The Final Step: Tasting
Your tongue is covered with taste buds, which are capable of detecting a limited range of flavours. In fact strictly speaking the tongue can detect just four (or five) flavours, and these are sweet, sour, bitter and salty (and umami).
These flavours typically are picked up more specifically on certain areas of the tongue, for example sweetness is particularly strong on the tip of our tongues. Give your tongue the chance to taste the wine, and you’ll get a lot more out of each vintage.
Don’t gulp down the wine, but take a small sip. Hold the wine in your mouth for a moment, then suck air through it to aerate it. This will open up the wine and expose your taste buds to all the flavours, and more importantly send the aromas coming off the wine up to your much more receptive nasal receptors.
When tasting the wine, look for these four things:
A good wine has all the flavour components in the right balance. You want plenty of sweet, but enough sour and acidity to balance it out. There should be very little salty (apart from in some dry Sherries), and the tannins will provide the bitter. Your taste buds will tell you if the wine is well-balanced. If the wine is too sweet, sour, hot, bitter, or doesn’t have enough acidity, the wine is NOT well-balanced
A young wine that isn’t well-balanced will not age well. An old wine that isn’t well-balanced may be “falling apart” – losing its flavours.
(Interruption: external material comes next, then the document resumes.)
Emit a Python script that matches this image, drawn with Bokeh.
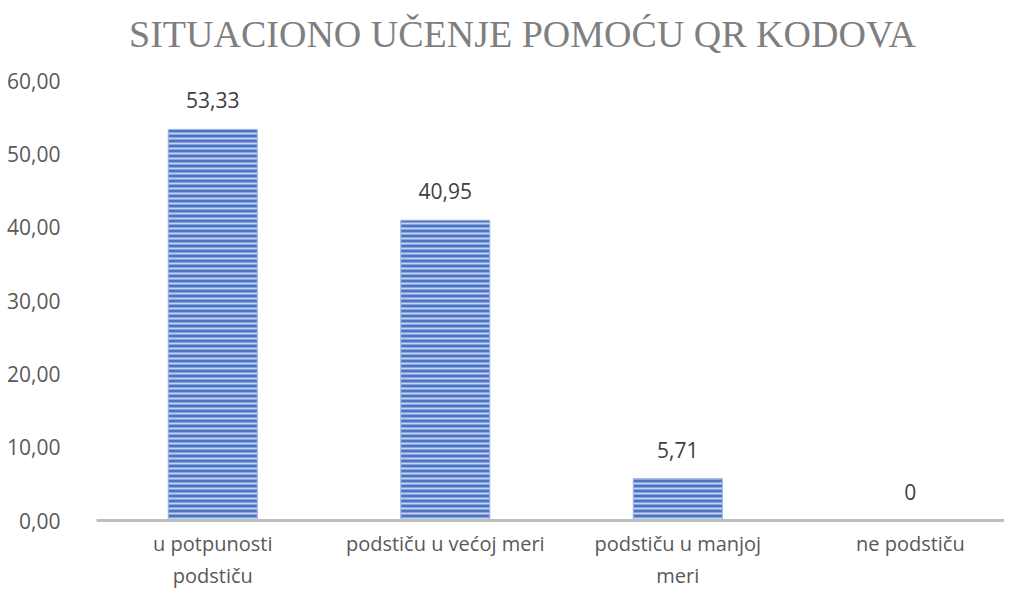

A good wine is complex, with multiple flavours and aromas in many layers. Complex wines won’t just have the primary flavours that you experience upon first tasting them, but the flavours will change even as you taste them. These wines are the best, as they are the ones that will give you a unique drinking experience every time.
If the flavours of the wine linger on your tongue even after you swallow, it’s a good indication of complexity. Don’t take another mouthful or move on to the next wine before giving the complex vintage a chance to impress you. If the flavours last a long time we say the wine has good length.
If the wine has a satisfying finish after a balanced, complex, and harmonious mouth-feel, it’s a complete wine. These are the wines you want to try, as they will be the most pleasurable and will offer the best tasting experiences.
Wine Tasting Tips from the Experts
Here are a few wine tasting tips to help you maximise the pleasure of your wine:
1. Swirl the wine right
Swirling will release aroma compounds, giving your nose more to latch onto when tasting. Coating the wine glass with wine gives more surface area and hence more smell.
2. Taste multiple wines
The more wines you taste in the same sitting, the more you will expand your palate. It’s easier to spot differences through comparisons, but take your time and don’t drink too much! – Sipping is de rigueur for many wine tastings.
3. Take a larger sip
This will coat your mouth, and when you follow it up with smaller sips, you’ll have more wine to taste – making it easier to isolate flavours. Move the wine around your mouth.
4. Keep and read tasting notes.
The more you taste, the more you will want to taste. Take notes of each wine you taste, and read others’ tasting notes to learn more about the wine tasting process.
Follow these tips as a beginners guide, and you’ll get the most out of each bottle of wine you drink!